Last month, Hyundai Motor India, the country’s second-largest carmaker, said it planned to introduce hybrid electric vehicles in the country, without specifying a timeline. Honda Motor Co. Ltd said last month that it will focus on hybrid cars and slashed its EV target, citing a slowdown in the adoption of electric cars.

Analysts at HSBC Global Research, however, said hybrid and electric vehicles complement each other and would ultimately help grow the EV sector.

“The perception that promoting SHEVs will hinder EV adoption is misplaced, in our view. This is not a zero-sum game, but rather an incremental opportunity where incentivising SHEVs contributes to the broader development of the clean mobility ecosystem, benefiting BEVs and advancing overall market growth,” HSBC Global Research analysts Yogesh Aggarwal, Vipul Agrawal, and Vishal Goel wrote in a note dated 20 May.

However, other experts argue that the government should incentivise only pure electric vehicles if it wants to promote zero-emission vehicles.
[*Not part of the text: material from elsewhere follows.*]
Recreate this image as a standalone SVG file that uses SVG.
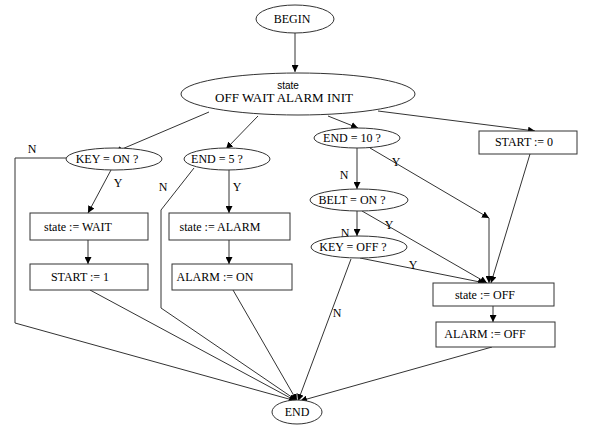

“The objective of the EV policy is to cut down emissions of vehicles and also contribute to improving the air quality,” said Sharif Qamar, associate director of transport and urban governance at The Energy and Resources Institute (Teri), a non-profit think tank.

“When it comes to the emission reduction objective, currently, only zero-tailpipe emission vehicles need to be prioritised. Incentives should be crafted to encourage players to move towards zero-emission vehicles.”